Recorded data:
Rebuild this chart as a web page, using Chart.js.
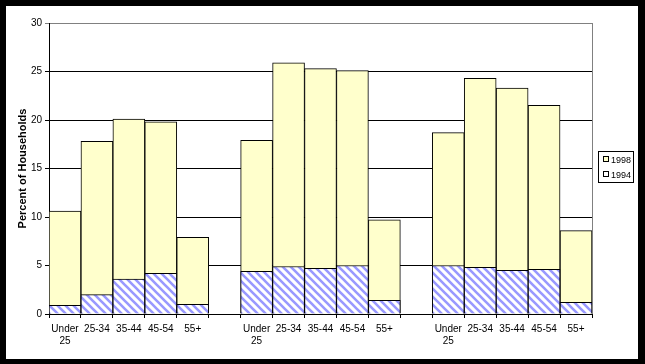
<!DOCTYPE html>
<html>
<head>
<meta charset="utf-8">
<script src="https://cdn.jsdelivr.net/npm/chart.js@4.4.0/dist/chart.umd.min.js"></script>
<style>
  body { margin: 0; background: #000; width: 645px; height: 364px; overflow: hidden; }
  #frame { position: absolute; left: 6px; top: 6px; width: 632px; height: 353px; background: #fff; }
  #legend { position: absolute; left: 592px; top: 145px; width: 34px; height: 30px; border: 1px solid #000;
            font: 9px "Liberation Sans", Arial, sans-serif; color: #000; }
  .row { position: absolute; left: 4px; height: 12px; line-height: 12px; white-space: nowrap; }
  .sw { display: inline-block; width: 4px; height: 4px; border: 1px solid #000; margin-right: 2px; vertical-align: 1px; }
</style>
</head>
<body>
<div id="frame">
  <canvas id="chart"></canvas>
  <div id="legend">
    <div class="row" style="top:2px"><span class="sw" style="background:#FFFFCC"></span>1998</div>
    <div class="row" style="top:17px"><span class="sw" style="background:#fff"></span>1994</div>
  </div>
</div>
<script>
// data set
var ages = [['Under', '25'], '25-34', '35-44', '45-54', '55+'];
var labels = [].concat(ages, [''], ages, [''], ages);
var v1998 = [10.6, 17.8, 20.1, 19.8, 7.9, null, 17.9, 25.9, 25.3, 25.1, 9.7, null, 18.7, 24.3, 23.3, 21.5, 8.6];
var v1994 = [0.9, 2.0, 3.6, 4.2, 1.0, null, 4.4, 4.9, 4.7, 5.0, 1.4, null, 5.0, 4.8, 4.5, 4.6, 1.2];
var yTicks = [0, 5, 10, 15, 20, 25, 30];

// hatch for 1994
function hatch() {
  var c = document.createElement('canvas');
  c.width = 8; c.height = 8;
  var g = c.getContext('2d');
  g.fillStyle = '#fff';
  g.fillRect(0, 0, 8, 8);
  g.strokeStyle = '#9999FF';
  g.lineWidth = 2.6;
  g.beginPath();
  g.moveTo(-2, -2); g.lineTo(10, 10);
  g.moveTo(-2, 6); g.lineTo(2, 10);
  g.moveTo(6, -2); g.lineTo(10, 2);
  g.stroke();
  return g.createPattern(c, 'repeat');
}

var font = { family: '"Liberation Sans", Arial, sans-serif', size: 10 };

var border = {
  id: 'border',
  beforeDatasetsDraw(chart) {
    var a = chart.chartArea, ctx = chart.ctx;
    ctx.save();
    ctx.strokeStyle = '#808080';
    ctx.lineWidth = 1;
    ctx.beginPath();
    ctx.moveTo(Math.round(a.right) + 0.5, a.top);
    ctx.lineTo(Math.round(a.right) + 0.5, a.bottom);
    ctx.stroke();
    ctx.restore();
  }
};

new Chart('chart', {
  type: 'bar',
  data: {
    labels: labels,
    datasets: [{
      label: '1994',
      data: v1994,
      backgroundColor: hatch(),
      borderColor: '#000',
      borderWidth: 1,
      grouped: false,
      order: 0
    }, {
      label: '1998',
      data: v1998,
      backgroundColor: '#FFFFCC',
      borderColor: '#000',
      borderWidth: 1,
      grouped: false,
      order: 1
    }]
  },
  options: {
    responsive: true,
    maintainAspectRatio: false,
    animation: false,
    layout: { padding: { left: 6, top: 17, right: 46, bottom: 0 } },
    barPercentage: 1,
    categoryPercentage: 1,
    plugins: { legend: { display: false }, tooltip: { enabled: false } },
    scales: {
      x: {
        grid: { drawOnChartArea: false, drawTicks: true, tickLength: 4, color: '#000', offset: true },
        border: { color: '#000', width: 1 },
        ticks: { color: '#000', font: font, maxRotation: 0, autoSkip: false, padding: 5 },
        afterFit(s) { s.height = 45; }
      },
      y: {
        min: 0,
        max: 30,
        afterBuildTicks(s) { s.ticks = yTicks.map(v => ({ value: v })); },
        grid: {
          color: c => c.tick && c.tick.value === 30 ? '#808080' : '#000',
          tickLength: 4
        },
        border: { color: '#000', width: 1 },
        ticks: { color: '#000', font: font, padding: 3 },
        title: {
          display: true,
          text: 'Percent of Households',
          color: '#000',
          font: { family: '"Liberation Sans", Arial, sans-serif', size: 11, weight: 'bold' },
          padding: { top: 4, bottom: 0 }
        },
        afterFit(s) { s.width = 37; }
      }
    }
  },
  plugins: [border]
});
</script>
</body>
</html>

Brief: Without the pictures, return the listing above from its first line through the line that has "sans-serif', size: 10".

Right answer:
Rebuild this chart as a web page, using Chart.js.
<!DOCTYPE html>
<html>
<head>
<meta charset="utf-8">
<script src="https://cdn.jsdelivr.net/npm/chart.js@4.4.0/dist/chart.umd.min.js"></script>
<style>
  body { margin: 0; background: #000; width: 645px; height: 364px; overflow: hidden; }
  #frame { position: absolute; left: 6px; top: 6px; width: 632px; height: 353px; background: #fff; }
  #legend { position: absolute; left: 592px; top: 145px; width: 34px; height: 30px; border: 1px solid #000;
            font: 9px "Liberation Sans", Arial, sans-serif; color: #000; }
  .row { position: absolute; left: 4px; height: 12px; line-height: 12px; white-space: nowrap; }
  .sw { display: inline-block; width: 4px; height: 4px; border: 1px solid #000; margin-right: 2px; vertical-align: 1px; }
</style>
</head>
<body>
<div id="frame">
  <canvas id="chart"></canvas>
  <div id="legend">
    <div class="row" style="top:2px"><span class="sw" style="background:#FFFFCC"></span>1998</div>
    <div class="row" style="top:17px"><span class="sw" style="background:#fff"></span>1994</div>
  </div>
</div>
<script>
// data set
var ages = [['Under', '25'], '25-34', '35-44', '45-54', '55+'];
var labels = [].concat(ages, [''], ages, [''], ages);
var v1998 = [10.6, 17.8, 20.1, 19.8, 7.9, null, 17.9, 25.9, 25.3, 25.1, 9.7, null, 18.7, 24.3, 23.3, 21.5, 8.6];
var v1994 = [0.9, 2.0, 3.6, 4.2, 1.0, null, 4.4, 4.9, 4.7, 5.0, 1.4, null, 5.0, 4.8, 4.5, 4.6, 1.2];
var yTicks = [0, 5, 10, 15, 20, 25, 30];

// hatch for 1994
function hatch() {
  var c = document.createElement('canvas');
  c.width = 8; c.height = 8;
  var g = c.getContext('2d');
  g.fillStyle = '#fff';
  g.fillRect(0, 0, 8, 8);
  g.strokeStyle = '#9999FF';
  g.lineWidth = 2.6;
  g.beginPath();
  g.moveTo(-2, -2); g.lineTo(10, 10);
  g.moveTo(-2, 6); g.lineTo(2, 10);
  g.moveTo(6, -2); g.lineTo(10, 2);
  g.stroke();
  return g.createPattern(c, 'repeat');
}

var font = { family: '"Liberation Sans", Arial, sans-serif', size: 10 };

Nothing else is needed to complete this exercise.